Seattle’s application for the Community Power Works grant was made during Mayor Greg Nickels’ tenure, but by the time the award was made under Mayor Mike McGinn’s administration, the housing market was reeling from the subprime mortgage and banking crisis.
The doubling effect of a housing market clogged with “upside-down” properties paired with high unemployment had already hit home improvement contractors of all sorts – including the green variety – extremely hard. Soft market factors did not appear to entice anyone involved in securing the grant to proceed with caution or perhaps reassess whether the program targets were achievable.

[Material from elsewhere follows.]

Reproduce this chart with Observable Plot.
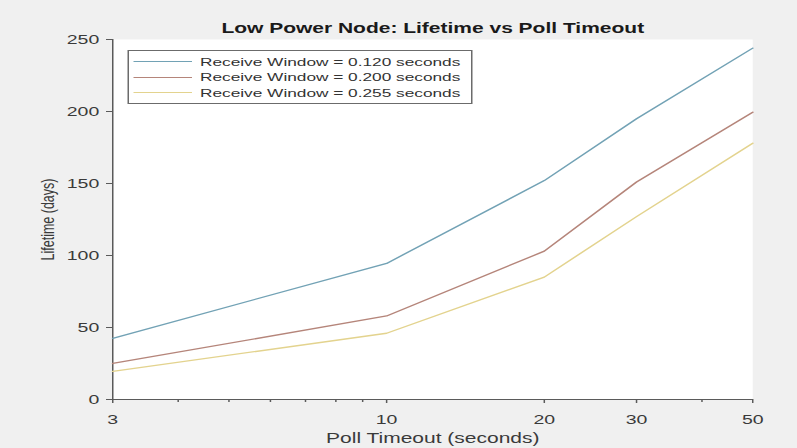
<!DOCTYPE html>
<html>
<head>
<meta charset="utf-8">
<script src="https://cdn.jsdelivr.net/npm/d3@7"></script>
<script src="https://cdn.jsdelivr.net/npm/@observablehq/plot@0.6"></script>
<style>
  html, body { margin: 0; padding: 0; background: #f0f0f0; }
  #wrap { position: relative; height: 448px; transform: scaleX(1.5); transform-origin: 0 0; background: #f0f0f0; overflow: hidden; }
  #legend { position: absolute; box-sizing: border-box; background: #fff; border: 1px solid #6b6b6b; padding-top: 3px;
            font-family: "Liberation Sans", Arial, sans-serif; font-size: 11.5px; color: #333; }
  #legend .row { display: flex; align-items: center; height: 15.5px; white-space: nowrap; }
  #legend .sw { display: inline-block; width: 39px; height: 0; margin-left: 3px; border-top: 1.3px solid; }
  #legend .lab { margin-left: 5px; }
</style>
</head>
<body>
<div id="wrap"></div>
<script>
// ---- data ----
const pollTimeout = [3, 10, 20, 30, 50];
const seriesNames = [
  "Receive Window = 0.120 seconds",
  "Receive Window = 0.200 seconds",
  "Receive Window = 0.255 seconds"
];
const lifetime120 = [42.5, 94.5, 152, 195, 244];
const lifetime200 = [25, 58, 103, 151, 199.5];
const lifetime255 = [19.5, 46, 85, 127, 178];
const seriesColors = ["#72a2b5", "#b5857a", "#e3d38e"];
const xMajorTicks = [3, 10, 20, 30, 50];
const xMinorTicks = [4, 5, 6, 7, 8, 9, 40];
const yTicks = [0, 50, 100, 150, 200, 250];
const titleText = "Low Power Node: Lifetime vs Poll Timeout";
const xLabel = "Poll Timeout (seconds)";
const yLabel = "Lifetime (days)";

// ---- build table ----
const seriesValues = [lifetime120, lifetime200, lifetime255];
const rows = [];
seriesNames.forEach((name, s) => {
  pollTimeout.forEach((t, i) => rows.push({series: name, x: t, y: seriesValues[s][i]}));
});

// layout: drawn compressed, then stretched horizontally 1.5x like the reference
const SX = 1.5, W = 797, H = 448;
const w = W / SX;
const wrap = document.getElementById("wrap");
wrap.style.width = w + "px";

const axisColor = "#5a5a5a";
const chart = Plot.plot({
  width: w,
  height: H,
  marginTop: 39,
  marginBottom: 49,
  marginLeft: 112 / SX,
  marginRight: (W - 752) / SX,
  x: {type: "log", domain: [3, 50]},
  y: {domain: [0, 250]},
  color: {domain: seriesNames, range: seriesColors},
  style: {background: "transparent", fontFamily: "'Liberation Sans', Arial, sans-serif", fontSize: "13px", color: "#333", overflow: "visible"},
  marks: [
    Plot.frame({fill: "white", stroke: null}),
    Plot.axisX({ticks: xMajorTicks, tickSize: 4, tickPadding: 11, tickFormat: d => String(d), label: null, stroke: axisColor, fill: "#3a3a3a", fontSize: 13}),
    Plot.axisX({ticks: xMinorTicks, tickSize: 3, tickFormat: () => "", label: null, stroke: axisColor}),
    Plot.axisY({ticks: yTicks, tickSize: 4, tickPadding: 5, label: null, stroke: axisColor, fill: "#3a3a3a", fontSize: 13}),
    Plot.ruleX([3], {stroke: axisColor, strokeWidth: 1}),
    Plot.ruleY([0], {stroke: axisColor, strokeWidth: 1}),
    Plot.line(rows, {x: "x", y: "y", z: "series", stroke: "series", strokeWidth: 1.3}),
    Plot.text([titleText], {text: d => d, frameAnchor: "top", textAnchor: "middle", lineAnchor: "bottom", dy: -6, fontWeight: "bold", fontSize: 14, fill: "#1a1a1a"}),
    Plot.text([xLabel], {text: d => d, frameAnchor: "bottom", textAnchor: "middle", lineAnchor: "middle", dy: 39, fontSize: 14, fill: "#3a3a3a"}),
    Plot.text([yLabel], {text: d => d, frameAnchor: "left", textAnchor: "middle", lineAnchor: "middle", rotate: -90, dx: -(112 - 47) / SX, fontSize: 12.5, fill: "#3a3a3a"})
  ]
});
chart.style.position = "absolute";
chart.style.left = "0";
chart.style.top = "0";
wrap.appendChild(chart);

// legend
const legend = document.createElement("div");
legend.id = "legend";
legend.style.left = (128 / SX) + "px";
legend.style.top = "50px";
legend.style.width = ((472 - 128) / SX) + "px";
legend.style.height = "54px";
seriesNames.forEach((name, i) => {
  const row = document.createElement("div");
  row.className = "row";
  const sw = document.createElement("span");
  sw.className = "sw";
  sw.style.borderTopColor = seriesColors[i];
  const lab = document.createElement("span");
  lab.className = "lab";
  lab.textContent = name;
  row.appendChild(sw);
  row.appendChild(lab);
  legend.appendChild(row);
});
wrap.appendChild(legend);
</script>
</body>
</html>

By going full steam ahead the Community Power Works program failed to pass the initial test we should demand that all publicly-funded programs (even those that do not seek to support a profit-making enterprise) respond to an existing public demand. A significant waste of taxpayer monies can be traced to the stop-and-go bureaucratic elephant chain that we know as the federal grant award process failing to recognize changes in market conditions, if it ever was asked to consider those factors at all.
The “underperformance” of this one Seattle green jobs program is unfortunately not unique. We hear anecdotal cases of this sort often. If Jay Inslee were to implement his proposal to use pension funds to give “green” start-ups a push, we can certainly expect to hear many more in the future.
If we think of any investment – public or private – as a walk across a busy freeway to claim a waiting basket of cash, the critical relationship between the investor and risk becomes easier to see. An entrepreneur stepping on that road sees everything from the vantage of a vulnerable potential road pizza, and in doing so makes moment-by-moment decisions before and during the trek across the highway to protect their investment. But unlike the entrepreneur, the government (perhaps because its size, power and indirect responsibility for its actions desensitize it from the healthy fear felt by private sector businesses) lumbers blithe and oblivious, often even failing to notice that the prize is still waiting on the other side.
The difference between how governments and investors deal with risk is at the core of the problems with Community Power Works and it is also the primary reason why Inslee’s plan to divert public pension funds to make investments in high-risk green start-up companies should condemned as flawed from the start.